Format USB drive with EFI partition in Windows
Posted on Wed 13 November 2024 in Technical Solutions
Introduction¶
I seem to collect USB drives. They are handed out at conferences. They are used as recovery media for new machines. They just randomly appear on my desk. I use them to build live Linux CDs, transferring media from one device to another, building recovery media, and generally the things you'd expect a USB drive to be used for. Generally, when I use a USB drive the first thing I do is format it. My USB drives are not for long term storage and I consider anything on them used one time then the drive goes back to the bin for reuse another time.

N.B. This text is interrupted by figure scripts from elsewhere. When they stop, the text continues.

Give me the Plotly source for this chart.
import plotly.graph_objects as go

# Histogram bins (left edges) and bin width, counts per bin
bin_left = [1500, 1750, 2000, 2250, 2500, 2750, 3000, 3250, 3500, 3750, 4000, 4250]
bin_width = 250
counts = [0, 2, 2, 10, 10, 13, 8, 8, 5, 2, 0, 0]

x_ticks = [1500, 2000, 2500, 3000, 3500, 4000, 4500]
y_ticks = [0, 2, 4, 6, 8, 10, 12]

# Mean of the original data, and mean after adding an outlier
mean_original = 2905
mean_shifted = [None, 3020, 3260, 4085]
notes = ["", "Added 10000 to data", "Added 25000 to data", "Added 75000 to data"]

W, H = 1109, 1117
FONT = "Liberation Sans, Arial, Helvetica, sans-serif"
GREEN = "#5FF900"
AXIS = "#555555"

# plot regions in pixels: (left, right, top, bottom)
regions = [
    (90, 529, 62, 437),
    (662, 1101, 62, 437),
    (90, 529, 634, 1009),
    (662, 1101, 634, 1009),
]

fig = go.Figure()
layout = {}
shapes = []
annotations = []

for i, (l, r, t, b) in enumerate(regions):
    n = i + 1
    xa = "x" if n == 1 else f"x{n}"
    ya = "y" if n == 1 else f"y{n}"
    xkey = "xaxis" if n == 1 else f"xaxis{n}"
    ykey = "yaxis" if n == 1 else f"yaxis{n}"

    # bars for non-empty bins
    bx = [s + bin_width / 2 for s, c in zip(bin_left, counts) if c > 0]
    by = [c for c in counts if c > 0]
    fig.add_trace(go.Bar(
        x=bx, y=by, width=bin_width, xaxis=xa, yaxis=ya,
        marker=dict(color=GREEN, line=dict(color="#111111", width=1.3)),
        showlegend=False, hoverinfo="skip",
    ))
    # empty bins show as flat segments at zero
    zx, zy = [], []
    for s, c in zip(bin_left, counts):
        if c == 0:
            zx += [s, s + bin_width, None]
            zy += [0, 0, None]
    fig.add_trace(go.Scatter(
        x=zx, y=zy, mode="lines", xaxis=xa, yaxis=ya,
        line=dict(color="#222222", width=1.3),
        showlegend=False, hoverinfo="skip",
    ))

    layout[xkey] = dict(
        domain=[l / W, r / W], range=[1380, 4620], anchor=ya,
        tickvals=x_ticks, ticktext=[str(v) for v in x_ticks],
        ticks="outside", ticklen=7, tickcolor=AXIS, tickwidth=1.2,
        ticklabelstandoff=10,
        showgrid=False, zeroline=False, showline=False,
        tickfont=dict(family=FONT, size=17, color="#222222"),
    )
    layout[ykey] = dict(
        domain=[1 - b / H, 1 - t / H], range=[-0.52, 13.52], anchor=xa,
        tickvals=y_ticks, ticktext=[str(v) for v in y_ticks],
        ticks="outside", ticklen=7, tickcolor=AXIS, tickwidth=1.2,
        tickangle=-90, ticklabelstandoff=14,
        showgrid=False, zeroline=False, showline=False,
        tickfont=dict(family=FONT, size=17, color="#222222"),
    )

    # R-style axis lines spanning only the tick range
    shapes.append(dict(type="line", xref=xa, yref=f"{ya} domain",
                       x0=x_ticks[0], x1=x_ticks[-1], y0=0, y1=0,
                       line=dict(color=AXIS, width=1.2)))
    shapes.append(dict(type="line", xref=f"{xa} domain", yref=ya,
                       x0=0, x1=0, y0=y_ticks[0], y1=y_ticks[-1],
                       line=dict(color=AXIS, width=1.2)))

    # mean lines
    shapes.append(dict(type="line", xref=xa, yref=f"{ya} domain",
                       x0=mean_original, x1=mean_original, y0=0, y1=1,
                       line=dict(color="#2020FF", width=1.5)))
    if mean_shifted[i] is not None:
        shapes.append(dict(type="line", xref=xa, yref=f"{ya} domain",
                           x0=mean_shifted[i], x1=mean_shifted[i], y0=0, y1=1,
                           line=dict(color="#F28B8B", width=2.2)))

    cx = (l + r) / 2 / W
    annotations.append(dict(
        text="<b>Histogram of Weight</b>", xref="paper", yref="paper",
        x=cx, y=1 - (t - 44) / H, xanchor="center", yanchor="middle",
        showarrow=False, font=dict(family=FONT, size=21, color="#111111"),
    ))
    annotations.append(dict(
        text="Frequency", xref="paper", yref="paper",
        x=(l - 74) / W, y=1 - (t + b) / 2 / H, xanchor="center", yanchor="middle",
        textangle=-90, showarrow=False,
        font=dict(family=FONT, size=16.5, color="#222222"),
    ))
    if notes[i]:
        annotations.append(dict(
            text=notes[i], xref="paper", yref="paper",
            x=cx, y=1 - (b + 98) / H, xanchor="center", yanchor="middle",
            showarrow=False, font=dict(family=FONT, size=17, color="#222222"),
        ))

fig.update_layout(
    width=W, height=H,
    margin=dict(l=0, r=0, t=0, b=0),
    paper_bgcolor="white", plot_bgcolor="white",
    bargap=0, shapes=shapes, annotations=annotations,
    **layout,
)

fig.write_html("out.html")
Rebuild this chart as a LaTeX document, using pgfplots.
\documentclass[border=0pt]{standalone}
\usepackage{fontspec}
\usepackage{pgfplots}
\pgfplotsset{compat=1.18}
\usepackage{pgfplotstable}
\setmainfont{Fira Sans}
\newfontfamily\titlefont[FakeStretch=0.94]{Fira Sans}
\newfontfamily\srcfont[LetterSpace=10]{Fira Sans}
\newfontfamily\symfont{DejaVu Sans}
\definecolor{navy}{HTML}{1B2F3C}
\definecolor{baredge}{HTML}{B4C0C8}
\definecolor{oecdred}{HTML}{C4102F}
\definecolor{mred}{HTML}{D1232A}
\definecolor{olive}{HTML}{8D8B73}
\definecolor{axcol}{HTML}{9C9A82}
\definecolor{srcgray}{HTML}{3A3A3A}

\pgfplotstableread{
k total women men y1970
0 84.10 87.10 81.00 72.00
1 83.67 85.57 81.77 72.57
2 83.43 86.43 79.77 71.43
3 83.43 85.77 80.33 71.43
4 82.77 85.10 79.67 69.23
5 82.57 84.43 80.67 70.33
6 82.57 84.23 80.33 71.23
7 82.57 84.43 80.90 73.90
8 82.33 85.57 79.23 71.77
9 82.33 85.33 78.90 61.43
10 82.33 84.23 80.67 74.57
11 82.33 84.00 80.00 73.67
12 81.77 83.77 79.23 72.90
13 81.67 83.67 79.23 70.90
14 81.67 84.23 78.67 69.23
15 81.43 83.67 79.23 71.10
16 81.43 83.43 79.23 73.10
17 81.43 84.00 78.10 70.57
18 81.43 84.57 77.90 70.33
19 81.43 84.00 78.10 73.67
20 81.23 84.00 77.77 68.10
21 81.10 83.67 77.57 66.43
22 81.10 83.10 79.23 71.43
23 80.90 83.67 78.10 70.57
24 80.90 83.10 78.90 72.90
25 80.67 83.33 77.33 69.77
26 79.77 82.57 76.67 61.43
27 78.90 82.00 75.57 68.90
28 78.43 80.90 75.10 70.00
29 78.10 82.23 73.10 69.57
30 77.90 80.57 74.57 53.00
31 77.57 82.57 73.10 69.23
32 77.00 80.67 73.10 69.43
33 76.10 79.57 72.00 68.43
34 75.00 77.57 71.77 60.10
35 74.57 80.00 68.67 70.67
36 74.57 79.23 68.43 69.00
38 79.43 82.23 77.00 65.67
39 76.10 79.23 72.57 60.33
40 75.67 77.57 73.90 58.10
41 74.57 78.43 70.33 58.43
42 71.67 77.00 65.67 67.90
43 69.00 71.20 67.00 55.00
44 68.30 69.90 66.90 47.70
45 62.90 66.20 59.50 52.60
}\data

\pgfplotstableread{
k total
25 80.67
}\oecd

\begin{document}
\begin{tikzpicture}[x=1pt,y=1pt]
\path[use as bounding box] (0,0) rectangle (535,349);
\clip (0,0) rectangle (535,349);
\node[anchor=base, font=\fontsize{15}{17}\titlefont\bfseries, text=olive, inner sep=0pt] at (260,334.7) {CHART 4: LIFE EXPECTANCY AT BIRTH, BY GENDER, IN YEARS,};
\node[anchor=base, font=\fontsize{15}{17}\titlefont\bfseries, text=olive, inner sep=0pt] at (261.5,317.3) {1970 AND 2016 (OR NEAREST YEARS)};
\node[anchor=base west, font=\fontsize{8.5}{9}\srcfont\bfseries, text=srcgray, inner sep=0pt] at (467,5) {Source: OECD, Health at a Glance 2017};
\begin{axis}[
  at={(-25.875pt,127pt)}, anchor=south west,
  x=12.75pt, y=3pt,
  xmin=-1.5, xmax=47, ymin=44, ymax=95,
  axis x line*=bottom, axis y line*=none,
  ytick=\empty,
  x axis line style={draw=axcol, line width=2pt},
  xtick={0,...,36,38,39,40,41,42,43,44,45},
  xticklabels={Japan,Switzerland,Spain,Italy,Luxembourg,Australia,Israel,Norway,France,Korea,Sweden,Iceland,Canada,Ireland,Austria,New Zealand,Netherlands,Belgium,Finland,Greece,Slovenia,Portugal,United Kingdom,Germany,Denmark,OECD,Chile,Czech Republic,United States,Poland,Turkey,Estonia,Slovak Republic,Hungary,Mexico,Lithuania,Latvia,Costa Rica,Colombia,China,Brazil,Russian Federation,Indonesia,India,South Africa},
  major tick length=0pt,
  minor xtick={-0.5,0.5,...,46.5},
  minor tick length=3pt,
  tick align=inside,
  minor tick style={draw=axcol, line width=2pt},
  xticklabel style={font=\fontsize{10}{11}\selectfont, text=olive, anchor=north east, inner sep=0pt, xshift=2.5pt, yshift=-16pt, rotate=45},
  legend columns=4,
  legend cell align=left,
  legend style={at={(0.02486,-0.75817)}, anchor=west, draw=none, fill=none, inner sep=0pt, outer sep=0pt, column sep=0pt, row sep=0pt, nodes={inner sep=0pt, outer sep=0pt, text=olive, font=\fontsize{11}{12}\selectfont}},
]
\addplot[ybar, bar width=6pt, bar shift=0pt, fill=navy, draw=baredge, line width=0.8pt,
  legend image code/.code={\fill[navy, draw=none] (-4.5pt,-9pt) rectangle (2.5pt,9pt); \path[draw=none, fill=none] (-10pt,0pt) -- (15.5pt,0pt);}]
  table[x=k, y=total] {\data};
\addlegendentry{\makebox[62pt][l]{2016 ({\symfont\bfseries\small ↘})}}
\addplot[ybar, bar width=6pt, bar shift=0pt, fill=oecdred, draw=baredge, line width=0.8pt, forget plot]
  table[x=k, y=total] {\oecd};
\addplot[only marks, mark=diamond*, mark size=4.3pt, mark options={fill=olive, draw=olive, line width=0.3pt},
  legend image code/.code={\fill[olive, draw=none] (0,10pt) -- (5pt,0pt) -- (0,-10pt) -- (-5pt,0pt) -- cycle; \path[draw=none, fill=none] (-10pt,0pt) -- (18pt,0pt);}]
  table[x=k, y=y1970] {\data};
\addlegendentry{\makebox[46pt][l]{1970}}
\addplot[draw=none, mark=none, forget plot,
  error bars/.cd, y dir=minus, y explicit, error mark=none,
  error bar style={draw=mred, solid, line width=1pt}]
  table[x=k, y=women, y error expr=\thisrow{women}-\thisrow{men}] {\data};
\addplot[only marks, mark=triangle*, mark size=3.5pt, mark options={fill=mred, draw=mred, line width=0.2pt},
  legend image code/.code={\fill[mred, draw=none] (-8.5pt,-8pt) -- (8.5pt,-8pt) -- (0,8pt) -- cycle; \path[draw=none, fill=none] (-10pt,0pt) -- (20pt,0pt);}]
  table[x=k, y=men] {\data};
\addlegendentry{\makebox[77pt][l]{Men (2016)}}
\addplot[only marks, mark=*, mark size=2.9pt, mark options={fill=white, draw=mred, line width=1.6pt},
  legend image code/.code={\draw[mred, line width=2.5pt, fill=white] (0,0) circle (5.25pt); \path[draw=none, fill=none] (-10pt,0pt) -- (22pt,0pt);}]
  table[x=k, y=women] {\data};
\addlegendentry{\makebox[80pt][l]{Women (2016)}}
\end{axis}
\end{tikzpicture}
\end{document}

An annoyance with this, though, is that when I use a drive to build a bootable backup media, often times an EFI partition will be created. As soon as this is created, Windows prevents that partition from being deleted in the future without taking additional steps. I have to go look those up every time because I do it infrequently enough to remember. This is a simple walkthrough of my process to solve this problem
A USB drive with an EFI partition looks like this within the Disk Management tool in Windows
Format an EFI Partition¶
To remove this partition, utilize the built in diskpart
tool. Win
+ R
and type in diskpart
and allow the application to run.
First you need to find which drive you want to adjust partitions on.
Attention
Ensure you select the correct disk. Failure to do so could result in an inoperable system
Plug the USB drive into the machine and run list disk
to see all available disks.
DISKPART> list disk
Disk ### Status Size Free Dyn Gpt
-------- ------------- ------- ------- --- ---
Disk 0 Online 3726 GB 1024 KB *
Disk 1 Online 931 GB 1024 KB *
Disk 2 Online 14 GB 14 GB
You can see that I have 3 drives detected. Disk 2
is my USB drive.
Select the disk.
DISKPART> sel disk 2
Disk 2 is now the selected disk.
Then show the partitions on the disk.
DISKPART> list partition
Partition ### Type Size Offset
------------- ---------------- ------- -------
Partition 1 System 4000 KB 850 KB
There is a single partition - the EFI partition. The rest of the drive is unallocated, as the screenshot above shows. Select this partition. IF you have multiple partitions listed, you'll need to determine which is the EFI partition. In my case, since I'm going to be formatting the entire drive anyway, if there were multiple listed I'd select and delete each individual partition.
DISKPART> sel partition 1
Partition 1 is now the selected partition.
Attention
These commands will delete a partition. If you haven't selected the right drive or partition things will break.
Finally, delete the EFI partition
DISKPART> delete partition override
DiskPart successfully deleted the selected partition.
From the disk management tool, you can verify it's gone and format as normal.